Фотокорреспондент редакции «Совьет лайф» Агентства печати «Новости» Всеволод Тарасевич готовит фоторепортаж, 1966 год

Фото: РИА Новости

Станислав Стрючков: Они бы делали это добровольно, но, как показал 1956 год, затраты были бы невероятными. Когда комбинат переходил с гулаговской экономики на вольную, директора комбината Логинова сняли потому, что таких затрат не мог предположить никто, и комбинат в 1958 году ЦК КПСС хотел закрывать и переводить на тот самый вахтовый метод. Себестоимость металла так выросла, что он стал неинтересен. Но зато все, что было изобретено в Норильске в то время, в том числе строительство жилья в условиях вечной мерзлоты, теперь используется во всем мире в похожих климатических условиях.

Лариса Стрючкова: И потом крупнейшие мощности в мире на тот период — «Надежда», Талнахская обогатительная, весь Талнах — они же уже были построены без труда заключенных, много позже.

Чего вы сами хотите для своего родного города и как видите работу в нем?

Железную дорогу хотим. Если она будет, все остальное сюда придет.

Станислав Стрючков: В золотую эпоху, которую мы берем за пик развития и счастья Норильска, до конца 80-х, городом управляли люди, которые не собирались уезжать. Они живут здесь и сейчас.
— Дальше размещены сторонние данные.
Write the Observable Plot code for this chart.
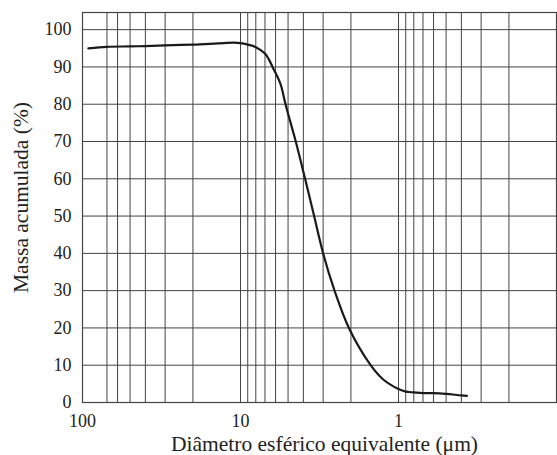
<!DOCTYPE html>
<html>
<head>
<meta charset="utf-8">
<script src="https://cdn.jsdelivr.net/npm/d3@7"></script>
<script src="https://cdn.jsdelivr.net/npm/@observablehq/plot@0.6"></script>
<style>
  html, body { margin: 0; padding: 0; background: #fff; }
  svg { display: block; }
</style>
</head>
<body>
<div id="chart"></div>
<script>
// Diâmetro esférico equivalente (µm) and Massa acumulada (%)
const diameter = [91.8, 70, 50, 40, 30, 20, 14, 11, 10, 9, 8, 7, 6.55, 6.27, 5.58, 5.19, 4.47, 3.9, 3.42, 3.0, 2.54, 2.06, 1.5, 1.26, 1.0, 0.9, 0.8, 0.7, 0.6, 0.5, 0.4, 0.369];
const massa    = [95.0, 95.4, 95.5, 95.6, 95.8, 96.0, 96.3, 96.5, 96.4, 96.0, 95.3, 93.6, 91.7, 90.0, 85.4, 80, 70, 60, 50, 40, 30, 20, 10, 6.3, 3.6, 2.9, 2.7, 2.5, 2.5, 2.3, 1.9, 1.8];

const xTicks = [100, 10, 1];
const yTicks = [0, 10, 20, 30, 40, 50, 60, 70, 80, 90, 100];
const xGrid = [100, 70, 60, 50, 40, 30, 20, 10, 9, 8, 7, 6, 5, 4, 3, 2, 1, 0.9, 0.8, 0.7, 0.6, 0.5, 0.4, 0.3, 0.2, 0.1];
const yGrid = [10, 20, 30, 40, 50, 60, 70, 80, 90, 100];
const xLabel = "Diâmetro esférico equivalente (μm)";
const yLabel = "Massa acumulada (%)";

const data = diameter.map((d, i) => ({d, m: massa[i]}));
const gridColor = "#444";
const serif = "'Liberation Serif', 'Times New Roman', serif";

const chart = Plot.plot({
  width: 557,
  height: 455,
  marginLeft: 82,
  marginRight: 1,
  marginTop: 12,
  marginBottom: 53,
  style: {fontFamily: serif, fontSize: "18px", color: "#222", background: "#fff"},
  x: {type: "log", domain: [100, 0.1], label: null},
  y: {domain: [0, 104.6], label: null},
  marks: [
    Plot.ruleX(xGrid, {stroke: gridColor, strokeWidth: 1}),
    Plot.ruleY(yGrid, {stroke: gridColor, strokeWidth: 1}),
    Plot.frame({stroke: gridColor, strokeWidth: 1.2}),
    Plot.axisX({ticks: xTicks, tickFormat: d => String(d), tickSize: 0, tickPadding: 12, fontSize: 18, fontFamily: serif, label: null}),
    Plot.axisY({ticks: yTicks, tickSize: 0, tickPadding: 11, fontSize: 18, fontFamily: serif, label: null}),
    Plot.line(data, {x: "d", y: "m", stroke: "#1a1a1a", strokeWidth: 2.2, curve: "catmull-rom"}),
    Plot.text([xLabel], {frameAnchor: "bottom", text: d => d, dy: 42, dx: 5, textAnchor: "middle", lineAnchor: "middle", fontSize: 21.5, fontFamily: serif, fill: "#222"}),
    Plot.text([yLabel], {frameAnchor: "left", text: d => d, dx: -61, dy: -10, rotate: -90, textAnchor: "middle", lineAnchor: "middle", fontSize: 21.5, fontFamily: serif, fill: "#222"})
  ]
});
document.getElementById("chart").appendChild(chart);
</script>
</body>
</html>
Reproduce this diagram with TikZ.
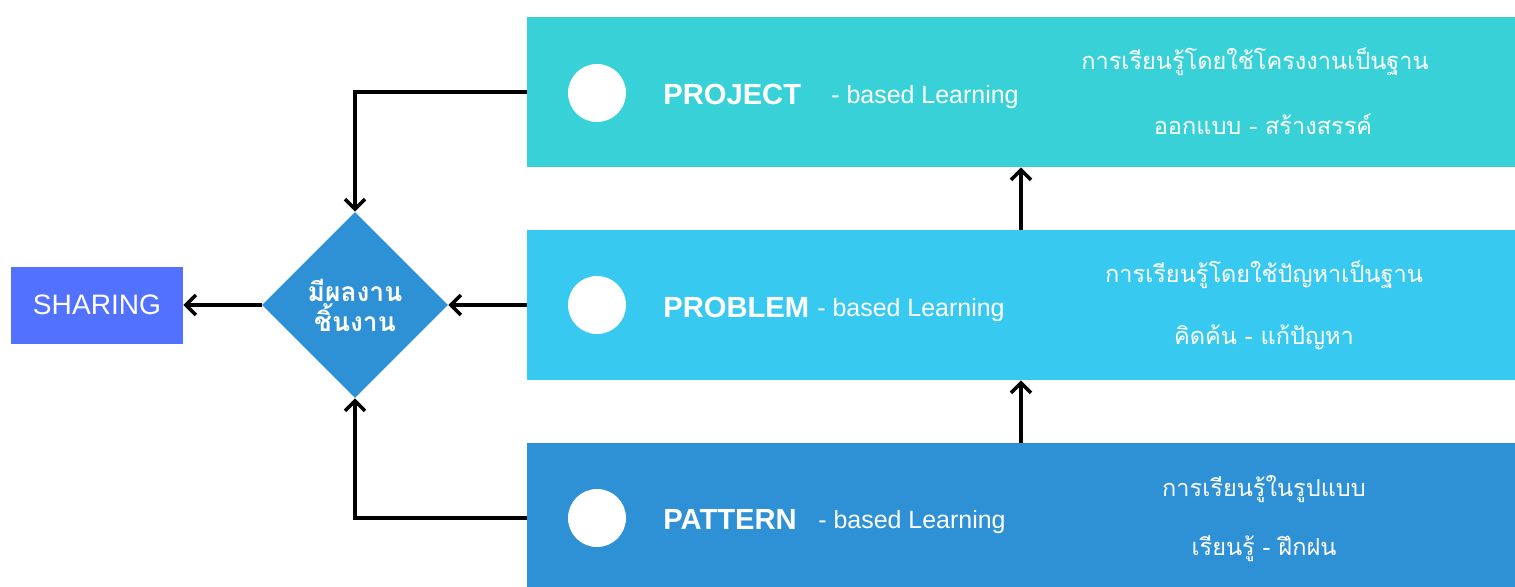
\documentclass[tikz,border=0pt]{standalone}
\usepackage{fontspec}
\setmainfont{Liberation Sans}
\newfontfamily\thaifont[Script=Thai]{Loma}
\usetikzlibrary{shapes.geometric,arrows.meta}

\definecolor{projectcol}{HTML}{37D1D7}
\definecolor{problemcol}{HTML}{38C9F0}
\definecolor{patterncol}{HTML}{2E90D5}
\definecolor{sharecol}{HTML}{5271FF}

\begin{document}
\begin{tikzpicture}[x=0.02cm,y=-0.02cm]
    % Stili
    \tikzstyle{band}=[minimum width=19.76cm, minimum height=3cm, inner sep=0pt]
    \tikzstyle{dot}=[circle, fill=white, minimum size=1.16cm, inner sep=0pt]
    \tikzstyle{title}=[anchor=base west, inner sep=0pt, text=white, font=\fontsize{16.6}{20}\selectfont\bfseries]
    \tikzstyle{based}=[anchor=base west, inner sep=0pt, text=white, font=\fontsize{14.2}{17}\selectfont]
    \tikzstyle{thai}=[inner sep=0pt, text=white, font=\thaifont\fontsize{13.4}{16}\selectfont]
    \tikzstyle{reference}=[-{Straight Barb[length=2mm,width=4mm]}, line width=2pt, black]

    \clip (0,0) rectangle (1515,586);

    % Fasce dei tre livelli
    \node[band, fill=projectcol] (project) at (1021,92) {};
    \node[band, fill=problemcol] (problem) at (1021,305) {};
    \node[band, fill=patterncol] (pattern) at (1021,518) {};

    % Risultato e condivisione
    \node[diamond, fill=patterncol, minimum width=3.72cm, minimum height=3.72cm, inner sep=0pt,
          text=white, align=center, font=\thaifont\bfseries\fontsize{15}{17}\selectfont] (decision) at (355,305) {มีผลงาน\\ชิ้นงาน};
    \node[fill=sharecol, minimum width=3.44cm, minimum height=1.54cm, inner sep=0pt,
          text=white, font=\fontsize{16}{19}\selectfont] (sharing) at (97,305) {SHARING};

    % Cerchi
    \node[dot] (projdot) at (597,93) {};
    \node[dot] (probdot) at (597,305) {};
    \node[dot] (pattdot) at (597,518) {};

    % Testi PROJECT
    \node[title] (projtitle) at (663,104) {PROJECT};
    \node[based] (projbased) at (831,103) {- based Learning};
    \node[thai] (projthaia) at (1255,62) {การเรียนรู้โดยใช้โครงงานเป็นฐาน};
    \node[thai] (projthaib) at (1263,124) {ออกแบบ - สร้างสรรค์};

    % Testi PROBLEM
    \node[title] (probtitle) at (663,317) {PROBLEM};
    \node[based] (probbased) at (817,316) {- based Learning};
    \node[thai] (probthaia) at (1264,275) {การเรียนรู้โดยใช้ปัญหาเป็นฐาน};
    \node[thai] (probthaib) at (1264,337) {คิดค้น - แก้ปัญหา};

    % Testi PATTERN
    \node[title] (patttitle) at (663,529) {PATTERN};
    \node[based] (pattbased) at (818,528) {- based Learning};
    \node[thai] (pattthaia) at (1264,489) {การเรียนรู้ในรูปแบบ};
    \node[thai] (pattthaib) at (1264,549) {เรียนรู้ - ฝึกฝน};

    % Frecce
    \draw[reference] (project.west) -| (decision.north);
    \draw[reference] (problem.west) -- (decision.east);
    \draw[reference] (pattern.west) -| (decision.south);
    \draw[reference] (decision.west) -- (sharing.east);
    \draw[reference] (problem.north) -- (project.south);
    \draw[reference] (pattern.north) -- (problem.south);
\end{tikzpicture}
\end{document}
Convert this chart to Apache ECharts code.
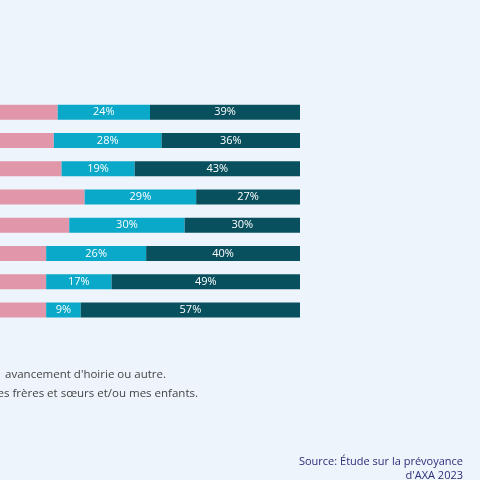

После этого все, кто руководил городом, думали, вероятно, так: четыре года отсижу, а потом — прыг! — Гипроникель, министерство и так далее. Они не собирались создавать здесь базу для дальнейшего развития, их задача заключалась в том, чтобы сделать так, чтобы народ не возмущался, и планомерно готовить себе батут для прыжка наверх.

Лариса Стрючкова: Если к управлению городом и комбинатом придут люди, которые будут ощущать эту землю как свою родную, намереваться прожить здесь всю жизнь, как мы, тогда ситуация здесь может измениться. А пока это такое временное «место подскока» — боюсь, что только мы и будем улучшать здесь жизнь. Хорошо, что нас таких много.

Но почему мы так оптимистично настроены? Дело в том, что когда история Норильска заставила нас ее изучать, логика событий начала выстраиваться в определенную парадигму. И она говорит нам о том, что нельзя душить курицу, несущую золотые яйца, невозможно развитие России без развития Севера. И какие-то вещи, казавшиеся нам невозможными, постепенно начали претворяться в действительность. Государство возвращается в Арктику. Над нами смеются, когда мы говорим, что железная дорога будет. Но смотрите: Северный широтный ход уже работает, а до 2030 года — загляните на сайт РЖД — веточка к Норильску уже идет!